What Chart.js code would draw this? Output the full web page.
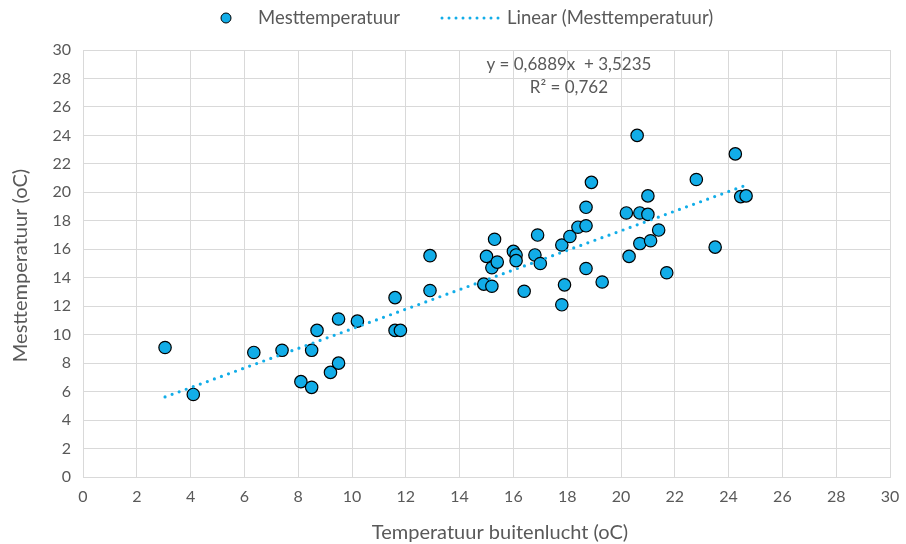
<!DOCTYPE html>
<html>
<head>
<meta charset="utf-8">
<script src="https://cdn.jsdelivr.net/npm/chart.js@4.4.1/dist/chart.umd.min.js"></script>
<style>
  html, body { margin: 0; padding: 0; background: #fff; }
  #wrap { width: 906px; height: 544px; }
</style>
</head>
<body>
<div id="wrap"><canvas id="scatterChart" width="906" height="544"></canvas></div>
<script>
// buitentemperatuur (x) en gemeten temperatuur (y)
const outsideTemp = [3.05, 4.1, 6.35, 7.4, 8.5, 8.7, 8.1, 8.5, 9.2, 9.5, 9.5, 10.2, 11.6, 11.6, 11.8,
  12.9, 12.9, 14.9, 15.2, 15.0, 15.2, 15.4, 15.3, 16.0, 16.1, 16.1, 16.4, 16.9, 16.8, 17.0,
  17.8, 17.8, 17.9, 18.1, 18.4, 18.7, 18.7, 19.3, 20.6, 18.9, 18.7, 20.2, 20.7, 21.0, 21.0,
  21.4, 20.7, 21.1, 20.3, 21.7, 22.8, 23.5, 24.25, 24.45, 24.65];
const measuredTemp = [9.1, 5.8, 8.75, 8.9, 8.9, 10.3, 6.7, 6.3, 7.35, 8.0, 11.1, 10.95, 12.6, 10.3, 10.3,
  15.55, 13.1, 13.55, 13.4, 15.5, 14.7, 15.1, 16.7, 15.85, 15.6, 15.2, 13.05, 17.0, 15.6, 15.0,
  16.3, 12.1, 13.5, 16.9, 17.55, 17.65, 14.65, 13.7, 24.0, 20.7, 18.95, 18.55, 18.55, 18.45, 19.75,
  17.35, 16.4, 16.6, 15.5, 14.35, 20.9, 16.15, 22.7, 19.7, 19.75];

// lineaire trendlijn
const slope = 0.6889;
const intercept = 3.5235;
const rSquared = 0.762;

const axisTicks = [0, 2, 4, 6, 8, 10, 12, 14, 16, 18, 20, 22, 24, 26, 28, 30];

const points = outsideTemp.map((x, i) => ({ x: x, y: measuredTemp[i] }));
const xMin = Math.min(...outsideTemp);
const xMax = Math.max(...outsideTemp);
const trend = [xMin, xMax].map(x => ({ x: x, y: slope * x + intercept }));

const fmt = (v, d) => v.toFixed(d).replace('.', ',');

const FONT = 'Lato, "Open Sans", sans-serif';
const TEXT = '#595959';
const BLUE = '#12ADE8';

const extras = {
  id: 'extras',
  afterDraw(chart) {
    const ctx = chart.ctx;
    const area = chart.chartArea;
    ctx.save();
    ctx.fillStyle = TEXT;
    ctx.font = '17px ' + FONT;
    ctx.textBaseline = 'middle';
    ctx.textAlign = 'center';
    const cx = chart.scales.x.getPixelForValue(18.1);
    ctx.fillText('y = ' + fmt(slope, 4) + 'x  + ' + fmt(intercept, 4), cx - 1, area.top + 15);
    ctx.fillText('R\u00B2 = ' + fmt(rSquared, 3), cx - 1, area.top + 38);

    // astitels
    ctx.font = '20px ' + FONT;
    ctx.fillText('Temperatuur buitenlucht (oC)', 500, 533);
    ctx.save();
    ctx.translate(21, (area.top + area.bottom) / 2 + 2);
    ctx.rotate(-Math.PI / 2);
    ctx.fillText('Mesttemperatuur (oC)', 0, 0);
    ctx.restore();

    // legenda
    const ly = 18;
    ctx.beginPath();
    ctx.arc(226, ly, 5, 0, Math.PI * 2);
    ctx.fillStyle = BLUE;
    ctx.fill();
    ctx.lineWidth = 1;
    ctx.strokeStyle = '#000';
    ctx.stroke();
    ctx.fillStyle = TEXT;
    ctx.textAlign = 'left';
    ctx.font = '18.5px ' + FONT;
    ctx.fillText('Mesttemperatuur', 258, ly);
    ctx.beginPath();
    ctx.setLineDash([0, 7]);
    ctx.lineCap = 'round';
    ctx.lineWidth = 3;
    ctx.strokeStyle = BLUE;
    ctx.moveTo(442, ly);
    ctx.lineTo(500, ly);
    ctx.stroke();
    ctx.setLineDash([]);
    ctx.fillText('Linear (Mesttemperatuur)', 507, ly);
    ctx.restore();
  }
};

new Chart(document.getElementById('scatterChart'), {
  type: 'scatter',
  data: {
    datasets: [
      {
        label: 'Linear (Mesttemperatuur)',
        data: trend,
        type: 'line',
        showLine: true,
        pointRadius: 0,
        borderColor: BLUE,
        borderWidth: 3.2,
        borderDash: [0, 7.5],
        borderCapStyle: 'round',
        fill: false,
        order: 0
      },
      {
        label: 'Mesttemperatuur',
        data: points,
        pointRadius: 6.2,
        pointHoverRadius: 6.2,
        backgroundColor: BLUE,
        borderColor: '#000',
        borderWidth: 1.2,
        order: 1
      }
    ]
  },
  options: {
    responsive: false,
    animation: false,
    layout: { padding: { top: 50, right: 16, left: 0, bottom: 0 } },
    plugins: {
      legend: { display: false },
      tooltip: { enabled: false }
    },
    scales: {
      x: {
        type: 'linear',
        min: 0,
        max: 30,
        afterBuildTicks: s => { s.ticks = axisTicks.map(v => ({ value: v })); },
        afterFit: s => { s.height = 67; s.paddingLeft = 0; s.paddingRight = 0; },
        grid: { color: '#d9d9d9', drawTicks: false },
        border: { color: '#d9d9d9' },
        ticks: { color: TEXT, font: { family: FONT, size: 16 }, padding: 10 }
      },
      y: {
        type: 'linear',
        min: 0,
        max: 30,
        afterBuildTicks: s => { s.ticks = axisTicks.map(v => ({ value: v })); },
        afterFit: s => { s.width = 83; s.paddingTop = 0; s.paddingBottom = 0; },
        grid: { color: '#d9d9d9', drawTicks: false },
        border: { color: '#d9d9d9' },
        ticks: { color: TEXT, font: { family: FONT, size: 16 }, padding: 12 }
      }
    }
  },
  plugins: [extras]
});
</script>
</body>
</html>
___
Leave the pictures out and please restate exactly the lines running from the start of the material through the one with "26, 28, 30];".

What Chart.js code would draw this? Output the full web page.
<!DOCTYPE html>
<html>
<head>
<meta charset="utf-8">
<script src="https://cdn.jsdelivr.net/npm/chart.js@4.4.1/dist/chart.umd.min.js"></script>
<style>
  html, body { margin: 0; padding: 0; background: #fff; }
  #wrap { width: 906px; height: 544px; }
</style>
</head>
<body>
<div id="wrap"><canvas id="scatterChart" width="906" height="544"></canvas></div>
<script>
// buitentemperatuur (x) en gemeten temperatuur (y)
const outsideTemp = [3.05, 4.1, 6.35, 7.4, 8.5, 8.7, 8.1, 8.5, 9.2, 9.5, 9.5, 10.2, 11.6, 11.6, 11.8,
  12.9, 12.9, 14.9, 15.2, 15.0, 15.2, 15.4, 15.3, 16.0, 16.1, 16.1, 16.4, 16.9, 16.8, 17.0,
  17.8, 17.8, 17.9, 18.1, 18.4, 18.7, 18.7, 19.3, 20.6, 18.9, 18.7, 20.2, 20.7, 21.0, 21.0,
  21.4, 20.7, 21.1, 20.3, 21.7, 22.8, 23.5, 24.25, 24.45, 24.65];
const measuredTemp = [9.1, 5.8, 8.75, 8.9, 8.9, 10.3, 6.7, 6.3, 7.35, 8.0, 11.1, 10.95, 12.6, 10.3, 10.3,
  15.55, 13.1, 13.55, 13.4, 15.5, 14.7, 15.1, 16.7, 15.85, 15.6, 15.2, 13.05, 17.0, 15.6, 15.0,
  16.3, 12.1, 13.5, 16.9, 17.55, 17.65, 14.65, 13.7, 24.0, 20.7, 18.95, 18.55, 18.55, 18.45, 19.75,
  17.35, 16.4, 16.6, 15.5, 14.35, 20.9, 16.15, 22.7, 19.7, 19.75];

// lineaire trendlijn
const slope = 0.6889;
const intercept = 3.5235;
const rSquared = 0.762;

const axisTicks = [0, 2, 4, 6, 8, 10, 12, 14, 16, 18, 20, 22, 24, 26, 28, 30];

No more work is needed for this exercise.